My sister Clémentine, who perhaps had not read Hippolyte Taine, yielded to dynastic illusions, and unhesitatingly sacrificed her claims. She accepted from the Belgian Government that which the State was pleased to offer her. She did not take into consideration the fact that she ought to join forces with her sisters. The Belgian motto is "Union is strength." This motto is not applicable to all Belgian families!

My sister Stéphanie at first sided with me, then she backed out, then she came in with me, and again she backed out....

I remained firm in my mistake—if it be thought a mistake. I knew at least what I wanted. My younger sister was not so sure. That is her affair. It cannot be counted against me that my cause, being that of the right, was not always hers.

I trust that I may be believed; I only struggled for justice. Nobody can possibly say what I should have done had I won.

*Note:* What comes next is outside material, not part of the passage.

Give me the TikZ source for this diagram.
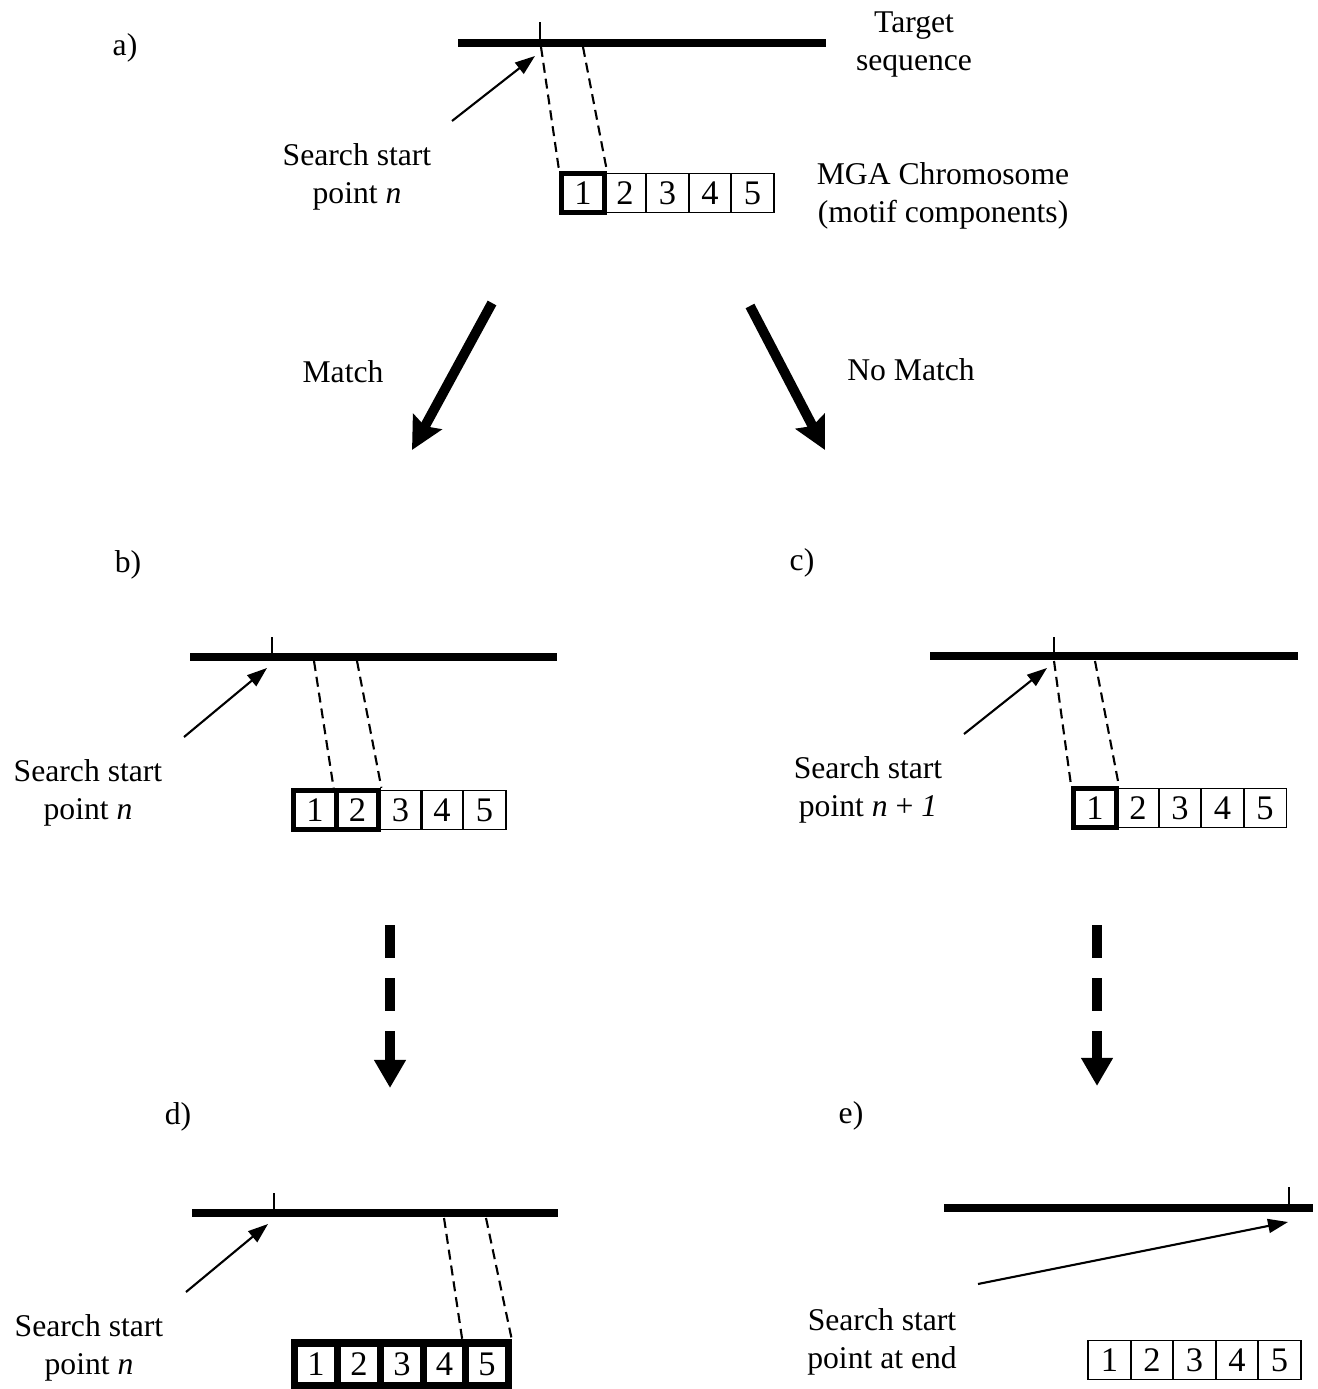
\documentclass[tikz,border=0pt]{standalone}
\usepackage{fontspec}
\setmainfont{Liberation Serif}
\usetikzlibrary{arrows.meta}
\begin{document}
\begin{tikzpicture}[x=0.01cm,y=-0.01cm,
  lbl/.style={align=center,inner sep=0pt,yshift=-0.03cm,font=\fontsize{9}{10.8}\selectfont},
  seqline/.style={line width=2pt},
  tickline/.style={line width=0.6pt},
  cell/.style={draw,line width=0.45pt,minimum width=0.425cm,minimum height=0.39cm,inner sep=0pt,font=\fontsize{9.8}{10.8}\selectfont},
  boldcell/.style={cell,line width=1.5pt},
  heavycell/.style={cell,line width=2pt,minimum height=0.42cm},
  guide/.style={dashed,line width=0.6pt,dash pattern=on 0.1cm off 0.06cm},
  pointer/.style={line width=0.6pt,-{Triangle[length=0.2cm,width=0.14cm]}},
  branch/.style={line width=2.8pt,-{Stealth[length=0.32cm,width=0.32cm,inset=0.05cm]}},
  stepdown/.style={line width=2.8pt,dash pattern=on 0.33cm off 0.2cm,-{Triangle[length=0.28cm,width=0.3cm]}}]
\useasboundingbox (0,0) rectangle (1317,1389);

% ---------- a) ----------
\node[lbl] (la) at (125,45) {a)};
\coordinate (aL) at (458,43); \coordinate (aR) at (826,43);
\draw[seqline] (aL) -- (aR);
\coordinate (aT) at (540,43); \coordinate (aTt) at (540,22);
\draw[tickline] (aT) -- (aTt);
\node[lbl] (atgt) at (914,42) {Target\\sequence};
\node[lbl] (asp) at (357,174) {Search start\\point \textit{n}};
\coordinate (aFrom) at (452,121); \coordinate (aTo) at (535,56);
\draw[pointer] (aFrom) -- (aTo);
\node[boldcell] (a1) at (583,193) {1};
\node[cell] (a2) at (625,193) {2};
\node[cell] (a3) at (667.5,193) {3};
\node[cell] (a4) at (710,193) {4};
\node[cell] (a5) at (752.5,193) {5};
\node[lbl] (amga) at (943,193) {MGA Chromosome\\(motif components)};
\coordinate (aG1) at (541,47); \coordinate (aG2) at (583,47);
\draw[guide] (aG1) -- (a1.north west);
\draw[guide] (aG2) -- (a1.north east);

% ---------- branches ----------
\coordinate (mS) at (492,303); \coordinate (mE) at (412,450);
\draw[branch] (mS) -- (mE);
\node[lbl] (match) at (343,369) {Match};
\coordinate (nS) at (750,306); \coordinate (nE) at (825,450);
\draw[branch] (nS) -- (nE);
\node[lbl] (nomatch) at (911,367) {No Match};

% ---------- b) ----------
\node[lbl] (lb) at (128,562) {b)};
\coordinate (bL) at (190,657); \coordinate (bR) at (557,657);
\draw[seqline] (bL) -- (bR);
\coordinate (bT) at (272,657); \coordinate (bTt) at (272,637);
\draw[tickline] (bT) -- (bTt);
\coordinate (bFrom) at (184,737); \coordinate (bTo) at (267,668);
\draw[pointer] (bFrom) -- (bTo);
\node[lbl] (bsp) at (88,790) {Search start\\point \textit{n}};
\node[cell] (b3) at (400.5,810) {3};
\node[cell] (b4) at (442,810) {4};
\node[cell] (b5) at (484.5,810) {5};
\node[boldcell] (b1) at (315,810) {1};
\node[boldcell] (b2) at (357.5,810) {2};
\coordinate (bG1) at (314,661); \coordinate (bG2) at (357,661);
\draw[guide] (bG1) -- (b2.north west);
\draw[guide] (bG2) -- (b2.north east);

% ---------- c) ----------
\node[lbl] (lc) at (802,560) {c)};
\coordinate (cL) at (930,656); \coordinate (cR) at (1298,656);
\draw[seqline] (cL) -- (cR);
\coordinate (cT) at (1054,656); \coordinate (cTt) at (1054,637);
\draw[tickline] (cT) -- (cTt);
\coordinate (cFrom) at (964,734); \coordinate (cTo) at (1047,668);
\draw[pointer] (cFrom) -- (cTo);
\node[lbl] (csp) at (868,787) {Search start\\point \textit{n} + \textit{1}};
\node[cell] (c2) at (1138,808) {2};
\node[cell] (c3) at (1180,808) {3};
\node[cell] (c4) at (1222.5,808) {4};
\node[cell] (c5) at (1265,808) {5};
\node[boldcell] (c1) at (1095,808) {1};
\coordinate (cG1) at (1054,661); \coordinate (cG2) at (1095,661);
\draw[guide] (cG1) -- (c1.north west);
\draw[guide] (cG2) -- (c1.north east);

% ---------- steps to d) and e) ----------
\coordinate (sdS) at (390,925); \coordinate (sdE) at (390,1088);
\draw[stepdown] (sdS) -- (sdE);
\coordinate (seS) at (1097,925); \coordinate (seE) at (1097,1086);
\draw[stepdown] (seS) -- (seE);

% ---------- d) ----------
\node[lbl] (ld) at (178,1114) {d)};
\coordinate (dL) at (192,1213); \coordinate (dR) at (558,1213);
\draw[seqline] (dL) -- (dR);
\coordinate (dT) at (274,1213); \coordinate (dTt) at (274,1193);
\draw[tickline] (dT) -- (dTt);
\coordinate (dFrom) at (186,1292); \coordinate (dTo) at (268,1224);
\draw[pointer] (dFrom) -- (dTo);
\node[lbl] (dsp) at (89,1345) {Search start\\point \textit{n}};
\node[heavycell] (d1) at (316,1364) {1};
\node[heavycell] (d2) at (359,1364) {2};
\node[heavycell] (d3) at (402,1364) {3};
\node[heavycell] (d4) at (444.5,1364) {4};
\node[heavycell] (d5) at (487,1364) {5};
\coordinate (dG1) at (444,1218); \coordinate (dG2) at (486,1218);
\draw[guide] (dG1) -- (d5.north west);
\draw[guide] (dG2) -- (d5.north east);

% ---------- e) ----------
\node[lbl] (le) at (851,1113) {e)};
\coordinate (eL) at (944,1208); \coordinate (eR) at (1313,1208);
\draw[seqline] (eL) -- (eR);
\coordinate (eT) at (1289,1208); \coordinate (eTt) at (1289,1187);
\draw[tickline] (eT) -- (eTt);
\coordinate (eFrom) at (978,1284); \coordinate (eTo) at (1288,1222);
\draw[pointer] (eFrom) -- (eTo);
\node[lbl] (esp) at (882,1339) {Search start\\point at end};
\node[cell] (e1) at (1109.5,1360) {1};
\node[cell] (e2) at (1152,1360) {2};
\node[cell] (e3) at (1194.5,1360) {3};
\node[cell] (e4) at (1237,1360) {4};
\node[cell] (e5) at (1279.5,1360) {5};
\end{tikzpicture}
\end{document}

As regards the Congo, it was never my intention to pretend that my sisters and I could possibly dispute the wishes of the King and the laws passed in Belgium for taking over the colony. But, between the conflict of certain points at issue and the acceptance of a disinheritance against nature and against legality, a space existed which could have been, and should have been, bridged by an honourable settlement.

The Belgian State had one proposition to make, which it timidly outlined. My leading counsel did not consider this sufficient. The Belgian people, left to themselves, would have known better how to act, and how to honour the memory of Leopold II, but this duty was delegated to those who, to this day, have wilfully and lamentably failed.

Let us consider Belgium as a human being, endowed with honour and reason, and jealous of the judgment of history and the esteem of the world; mistress of millions of Congolese and of other millions of colonial treasure. As a reasoning being, would she have considered herself free from all obligations towards the unfortunate children of the giver of these gifts? Most assuredly not.

If she thought otherwise she would be without honour, without reason, a cruel cynic, justly mistrusted by all right-minded people. All the decrees in the world would never make her otherwise.

I have reasoned this out, and I still adhere to my view I was not alone in this opinion. My Belgian lawyers had other opinions besides mine, and believed them to be conclusive.

If I have not succeeded in proving my case I have had, at least, the satisfaction of knowing that my lawyers have lost nothing.